US Congress playing Turkey while Burma burns

This is unbelievable. We have a series of reports out of Burma of a sinister hidden crackdown by the junta against its people. It's happening now. There are many reports of beatings -- the injured being denied medical treatment, secret cremations, and monks being massacred. It is widely acknowledged that thousands of monks and protestors have simply "gone missing." And we hear that protestors are still being round-up; police and soldiers go door-to-door searching homes for suspected protestors. Privately, an editor at CNN even brought up the "G word" in relation to the situation in Burma: Genocide.

So what is the US Congress doing? They are busy debating a statement about a genocide that is believed to have taken place in Turkey almost 100 years ago. What's more, the debate is stirring up anti-American feelings in Turkey, one of America's closest allies. Obviously, the US needs all the friends it's got in the Middle East because Americans troops are dying in neighbouring Iraq.

There you have it: a real genocide -- one that the US Congress could actually do something about -- may well be happening in Burma at this moment. And what does the US Congress do? It decides to debate one that occurred 100 years ago, angering the Turks.

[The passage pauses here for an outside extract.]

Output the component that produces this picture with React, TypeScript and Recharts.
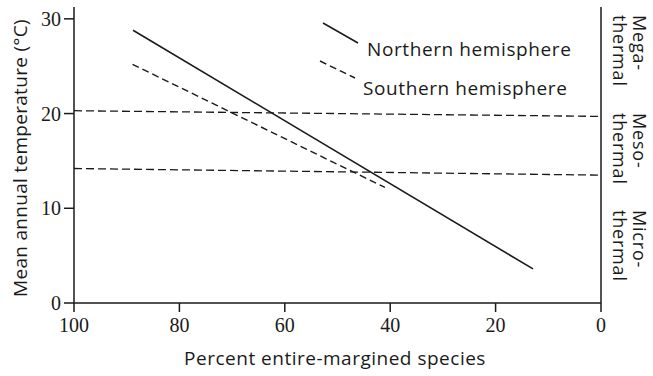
import React from 'react';
import { LineChart, Line, XAxis, YAxis, Legend } from 'recharts';

const xTicks = [100, 80, 60, 40, 20, 0];
const yTicks = [0, 10, 20, 30];
const seriesNames = ['Northern hemisphere', 'Southern hemisphere'];
const northernPercent = [88.8, 12.9];
const northernTemp = [28.8, 3.6];
const southernPercent = [88.9, 41.0];
const southernTemp = [25.2, 12.2];
const boundaryPercent = [100, 0];
const megaMesoTemp = [20.3, 19.7];
const mesoMicroTemp = [14.2, 13.5];
const zoneLabels = [
  ['Mega-', 'thermal'],
  ['Meso-', 'thermal'],
  ['Micro-', 'thermal'],
];
const zoneTops = [15, 113, 210];
const xTitle = 'Percent entire-margined species';
const yTitle = 'Mean annual temperature (°C)';

const toPts = (xs: number[], ys: number[]) => xs.map((x, i) => ({ x, t: ys[i] }));

const INK = '#1a1a1a';
const SANS = '"Open Sans", "Noto Sans", sans-serif';
const SERIF = '"Liberation Serif", "DejaVu Serif", serif';

const XTick = (props: any) => {
  const { x, y, payload } = props;
  return (
    <text x={x} y={y + 15} textAnchor="middle" fontSize={20} fontFamily={SERIF} fill={INK}>
      {payload.value}
    </text>
  );
};

const YTick = (props: any) => {
  const { x, y, payload } = props;
  return (
    <text x={x} y={y + 7} textAnchor="end" fontSize={20} fontFamily={SERIF} fill={INK}>
      {payload.value}
    </text>
  );
};

const LegendContent = (props: any) => {
  const items = (props.payload || []).filter((it: any) => seriesNames.includes(it.value));
  return (
    <svg width={290} height={100} style={{ overflow: 'visible' }}>
      {items.map((it: any, i: number) => {
        const dash = it.payload?.strokeDasharray;
        const y0 = i === 0 ? 13 : 51;
        return (
          <g key={i}>
            <line x1={13 - i * 3} y1={y0} x2={48 - i * 3} y2={y0 + 20 - i * 3}
              stroke={INK} strokeWidth={1.5} strokeDasharray={dash} />
            <text x={57 - i * 4} y={i === 0 ? 46 : 85} fontSize={19} fontFamily={SANS}
              fill={INK} letterSpacing={0.6}>{it.value}</text>
          </g>
        );
      })}
    </svg>
  );
};

export default function App() {
  return (
    <div style={{ position: 'absolute', left: 0, top: 0, width: 653, height: 376, background: '#fff' }}>
      <LineChart width={653} height={376} margin={{ top: 7, right: 0, bottom: 33, left: 0 }}>
        <XAxis type="number" dataKey="x" domain={[0, 100]} reversed ticks={xTicks}
          allowDataOverflow height={40} tickSize={9} tickMargin={5}
          axisLine={{ stroke: INK, strokeWidth: 1.5 }} tickLine={{ stroke: INK, strokeWidth: 1.5 }}
          tick={XTick} />
        <YAxis type="number" domain={[0, 31.25]} ticks={yTicks} allowDataOverflow width={74}
          tickSize={10} tickMargin={3}
          axisLine={{ stroke: INK, strokeWidth: 1.5 }} tickLine={{ stroke: INK, strokeWidth: 1.5 }}
          tick={YTick} />
        <YAxis yAxisId="r" orientation="right" type="number" domain={[0, 31.25]} ticks={[0]}
          width={52} tickSize={11} tick={false}
          axisLine={{ stroke: INK, strokeWidth: 1.5 }} tickLine={{ stroke: INK, strokeWidth: 1.5 }} />
        <Line data={toPts(northernPercent, northernTemp)} dataKey="t" name={seriesNames[0]} type="linear"
          stroke={INK} strokeWidth={1.6} dot={false} isAnimationActive={false} />
        <Line data={toPts(southernPercent, southernTemp)} dataKey="t" name={seriesNames[1]} type="linear"
          stroke={INK} strokeWidth={1.4} strokeDasharray="7 4" dot={false} isAnimationActive={false} />
        <Line data={toPts(boundaryPercent, megaMesoTemp)} dataKey="t" name="Mega/Meso boundary" type="linear"
          stroke={INK} strokeWidth={1.3} strokeDasharray="8 4" dot={false} isAnimationActive={false}
          legendType="none" />
        <Line data={toPts(boundaryPercent, mesoMicroTemp)} dataKey="t" name="Meso/Micro boundary" type="linear"
          stroke={INK} strokeWidth={1.3} strokeDasharray="8 4" dot={false} isAnimationActive={false}
          legendType="none" />
        <Legend layout="vertical" align="center" verticalAlign="middle" content={LegendContent}
          wrapperStyle={{ position: 'absolute', left: 310, top: 10, width: 290, height: 100 }} />
      </LineChart>
      <svg width={653} height={376} style={{ position: 'absolute', left: 0, top: 0, pointerEvents: 'none' }}>
        <text transform="translate(27,158) rotate(-90)" textAnchor="middle" fontSize={19}
          fontFamily={SANS} fill={INK} letterSpacing={0.3}>{yTitle}</text>
        <text x={335} y={365} textAnchor="middle" fontSize={19} fontFamily={SANS} fill={INK}
          letterSpacing={0.5}>{xTitle}</text>
        {zoneLabels.map((lines, i) => (
          <g key={i}>
            <text transform={`translate(633,${zoneTops[i]}) rotate(90)`} fontSize={18}
              fontFamily={SANS} fill={INK} letterSpacing={0.8}>{lines[0]}</text>
            <text transform={`translate(613,${zoneTops[i]}) rotate(90)`} fontSize={18}
              fontFamily={SANS} fill={INK} letterSpacing={0.8}>{lines[1]}</text>
          </g>
        ))}
      </svg>
    </div>
  );
}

Congress is voting on the "Armenian genocide resolution" to score points with Armenian voters. The great weakness of US foreign policy has long been that it gets warped by elected representatives' eagerness to cater to the narrow interests of various ethnic constituencies. Sometimes this produces policies that run counter to the national interest of the United States.*

Photos: I took the photo at the top of the page in Northern Burma in 2006. The second photo, which I took in 2002, shows Turkish women in Bursa, an historic town not far from Istanbul. Visiting Turkey even prior to the Iraq war -- which is very unpopular among Turks -- I noted considerable Anti-Americanism. The Turkish people don't want any US Congress telling them about right and wrong. The US has no moral authority in their eyes. It won't make them more open to the question of genocide; in fact, it's almost certain to have to opposite effect. Turks are fed up with the US. They are also angry with racist Europeans who say corruption-ravaged (but Christian) Romania qualifies for EU membership, but not their own country. They see where the Greek part of Cyprus gets to join the EU, but not the Muslim side. Why do politicians in the West -- European and American alike-- act as if they are determined to alienate the people of Turkey? It's just plain stupid.

* The election cycle takes precedence over national interest in the minds of little politicians like House Leader Nancy Pelosi, who stands firmly behind the nonsensical -- and possibly dangerous -- Armenian declaration. At times this unfortunate aspect of the US political system has led to some questionable foreign policy decisions; most commonly cited is US policy towards Israel and Cuba. Catering to Polish voters in Chicago, in the late 90's the US drew the whole of the old Eastern Block into NATO -- an arrogant and assertive move which the awakening Russia bear has certainly not forgotten. Less egregiously, Senator Ted Kennedy, catering to his Boston constituents, was able to change US immigration law to favor the Irish.